Saturday, August 18, 2012

Slavery Exercise 1

Its been awhile since I've written here. I've decided to use this as a place to begin the internal work that seems to need doing, if I"m to continue on this path successfully and completely. I'm following a book I found on becoming a slave and answering questions at the end of each chapter as a way to explore my intentions and understanding so I can be a better slave to my Master.

Its not that I have intended to play at slavery. However, I think on some level I have been adhering to the aspects I find the easiest - submitting my body, sexually, being obedient, without allowing the psychological changes to occur. Its difficult for me to take myself seriously, to not be afraid of being caught and ridiculed, by others or by myself. I've avoided any conscious examination of the effects, implications and meaning behind slavery. When I was younger and wanted to be an actress, I spent hours in front of the mirror, practicing lines, lip syncing to songs, working on expressions and dance moves, trying to figure out how to look sexy or happy or sad, scared, elated, interested... whatever role I was playing. At times I'd be walked in on by my parents - but usually I had warning. Now and then I'd feel someone might be watching and that I wasn't alone, and I'd feel this wave of embarrassment, that I'd be admiring myself and mugging in the mirror. It was of course the most fun, and better and I was really good when I was unconscious and unafraid anyone might be watching.

With the things I do as a slave, someone always is watching. Someone who matters very much to me, someone whose approval I want to win. And so, on some level, I fear that exposure. When I ask permission, its almost as if I fear he'll laugh at me, mock me, think I'm being too much, asking too often, not knowing when and why I need to ask. Not certain he understands it's the asking that makes me feel owned, that if I had to ask before I ate, or slept or picked out an outfit I would be fine. How much control does he want, should I solicit more, or is that being controlling? Or will he think me mindless? I want him to think I'm smart and capable, not needy and indecisive. I think my image of a slave, of myself as a slave, is something I'm not quite comfortable with. I remember him teaching me how to ask permission. I wanted to so badly, to ask for this thing from him, or to kneel, but the manner to get from here to there was just a black hole in my mind. The process of lowering to the ground a blank. It's not that I can't it's that my head stops me.

I heard about the concept of slavery in an erotic manner when I was only a child, and my parents allowed me to choose several items from the bookstore, as it was in the science fiction section. I liked the cover - a warrior-like man and an equally beautiful woman at his feet, similar to man romance novels in the positioning of the women in relation to the men, I doubt they gave it a second thought.

The sexual aspect of the idea of slavery immediately appealed to me - in fact, that's all I remember about Gor. The sex scenes, the eroticism of surrender, of being made to do things and having no choice or responsibility, that made it okay. The being shared with other men, passed around, but owned only by one - again, the freedom I suppose to be a slut but in an approved manner and still not responsible, not willing necessarily but always owned by someone else, never left alone and unwanted, as I imagined bad girls often were in real life.
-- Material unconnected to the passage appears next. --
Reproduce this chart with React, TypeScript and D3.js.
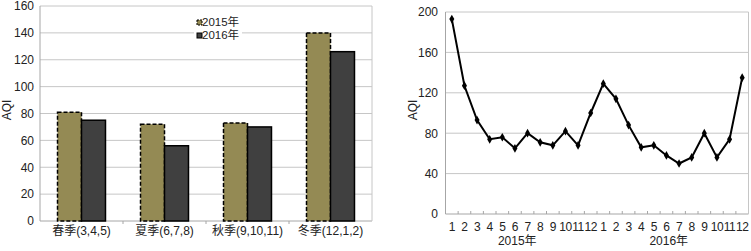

All those feelings though, I put away into a box inside my head and never thought on them for very long. I think it strange now, that it didn't occur to me that at least one other person, the author of the books, felt as I did, fantasized about the same things. It didn't occur to me that other readers must also feel that resonance of something about his words. I know I felt it was something to keep secret, something, like all things sexual, to keep inside.

The sex aspect aside, however, there is an emotional component to slavery that I'm only now really trying to put words and names to. The desire and need to submit, to commit, to give my self entirely to another, to please and serve and make someone happy, make their life better and more pleasant by what I do for them. Not just by what I do, but for them to court and accept my pliability to them.

I've always tried to please the one I loved or was interested in loving. To a large degree this meant an attempt to alter myself to conform to their needs, preferences and likes. This has been a source of conflict for me because I think the way I was raised is you find someone who loves you for who you are, who doesn't expect you to change. Part of the thing I question the most about slavery, or my idea of it, is the concept of altering myself to fit into someone else's paradigm. What I want the most in a relationship, at base, is someone who wants that conformity, who doesn't make me feel as if I have no sense of self or ego because I want to submit. I've found someone obviously who fits to me and who suits me, who is my match. However I never sat down and consciously began a search for such a man. I've always assumed, deep down, that such a man as I want might not want me. I might be too difficult because while I desire inside to submit, there's a part of me that resists that very instinct in myself and most people don't recognize the "protesting too much" as what it is, they just see the protest, not the interest behind it, the desire and the fear of admitting it.

I think my desire to conform and be molded to my Master, to strive to become his perfect companion, mate, plaything, whatever, is what I have to offer. I think also my intelligence and ability to love strongly and completely is also something I have to offer. I just need to learn to make these offers despite the audience that might be there, and might not approve, and be willing to alter my level and direction and style to suit my Master, if necessary.